The tunnel for the 2nd main line was bored through the western and eastern excavation walls. Two openings each had to be planned: one for the later rail tunnels, and a smaller one for the exploration and rescue tunnel to be located in between the rail tunnels. These areas were designated as so-called “soft eyes.” Instead of steel, Combar was used as the reinforcement material, a glass-fiber-reinforced polymer (GRP) that has been specially developed and produced by Schöck. The special reinforcing bar consists of glass fibers that are bound by a vinyl ester resin. In contrast to steel, GRP can be easily machined. Thus, the tunnel boring machine can drive through the shaft wall at this point smoothly and without damaging the cutting tools. Combar is very strong in the longitudinal direction of the fibers. However, these fibers can absorb significantly less transverse shearing force. This is why GRP is easily machinable. 

Existing approval simplifies planning

Ralf Meyer, Senior Construction Manager at ARGE Tunnel for Munich Hauptbahnhof and the responsible manager for special civil engineering at the Munich Hauptbahnhof train station, explained: “The client already stipulated the use of the reinforced material made of Schöck Combar in the tender and contract documents. It is already approved as a construction product in Germany. As a result, we were able to immediately start planning without any additional permits.“

Combar in custom lengths

In the soft-eye area, reinforcement cages made of Combar were placed throughout a 24-meter area, and they had to be connected to the steel reinforcement cages below and above when they were inserted into the slices at the construction site. A total of four cage segments were connected to one another in order to achieve the required length of 56 meters. In emphasizing the special nature of this unusual project, Ralf Meyer noted: “It doesn't often happen in Germany that you need cages that long”. The overlapping joints between the individual cages were secured using wire rope grips. The special 18-meter-long Combar bars proved to be advantageous for creating the shaft walls. They made it possible to create a single reinforcement cage. Thus overlapping joints between the two cages in the soft-eye area were avoided and the reinforcement density was reduced.

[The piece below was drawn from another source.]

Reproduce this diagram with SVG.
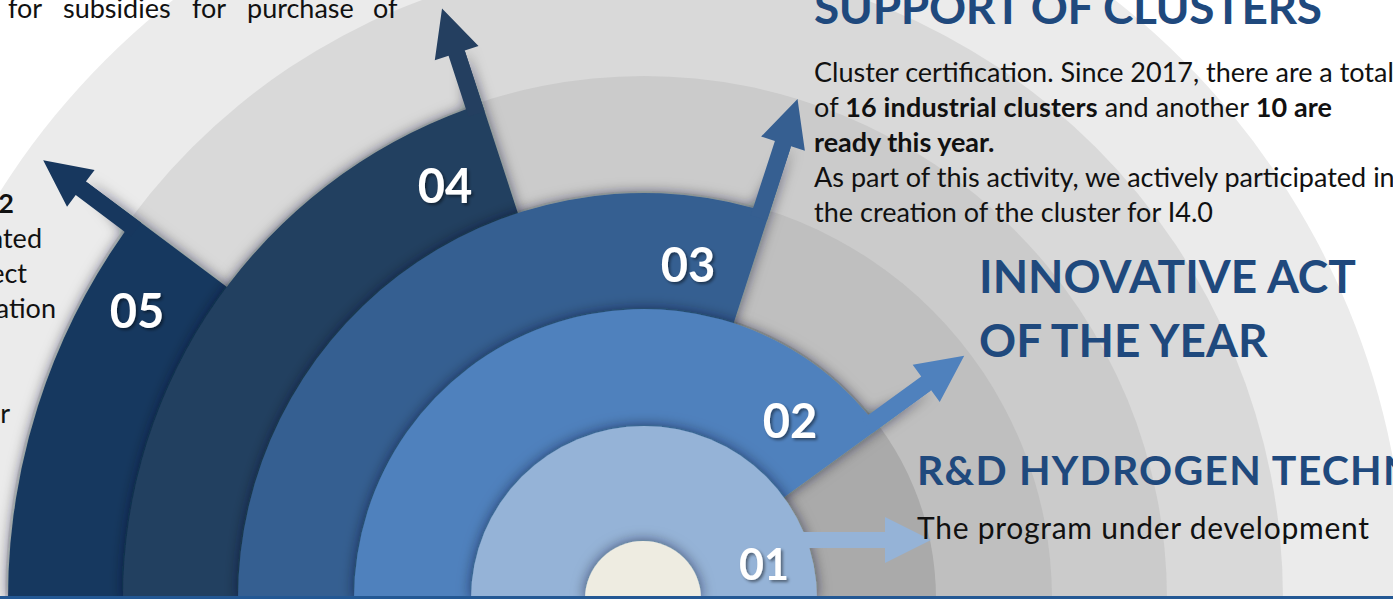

Enhanced time savings during the construction process

Ralf Meyer explained, “The special lengths of Combar bars afforded us many advantages for the construction process. On the one hand, they saved us from having to perform time-consuming connection work. On the other hand, this gave us the opportunity to fabricate the floor recesses for the floor elements in the overlapping area in advance instead of having to suspend them from the cage joints at the construction site.” Therefore, we were able to start the concreting work immediately, which is a kind of work in everyday construction practice that must be completed by the end of the day. The conclusion of the Senior Construction Manager at ARGE Tunnel Hauptbahnhof is positive: “Ultimately, we were very happy with the way the project turned out. The engineers and application technicians from Schöck provided us with great support, from the planning discussions and answering our questions about dimensioning to the on-site execution. We were able to complete the diaphragm walls on schedule in May 2021.“

Installation of the reinforcement cage made of Combar and steel into the ground:

 

Construction site

Client: Deutsche Bahn

Construction companies: 
ARGE Tunnel Munich Hauptbahnhof, 2nd S-Bahn main line,
Wayss & Freytag Ingenieurbau AG, Southern Region
Max Bögl Stiftung & Co. KG
Ed. Züblin AG, Tunnel Construction Office
Bauer Spezialtiefbau GmbH, Schrobenhausen

Structural engineer: SSF Ingenieure AG, Munich

Bending service: Brühler Stahlhandel GmbH, Brühl

Construction period: Construction of diaphragm walls: April 2020 – May 2021

Schöck products: Schöck Combar

Info boxes

Steel has been used as the most important reinforcement material in concrete construction for decades. In certain application areas, such as special civil engineering projects, buildings for scientific research, or energy system structures, the material properties of the steel bars do not meet the given requirements. In these cases, Schöck Combar opens up new application possibilities thanks to its extraordinary properties: In addition to corrosion resistance and electromagnetic neutrality, these also include easy machinability, minimal thermal conductivity, and particularly high tensile strength. This makes Combar a superior alternative to steel when it comes to reinforcement. When it comes to installing it at the construction site, however, Combar does not differ from conventional reinforcing steel, so no special training is required before processing.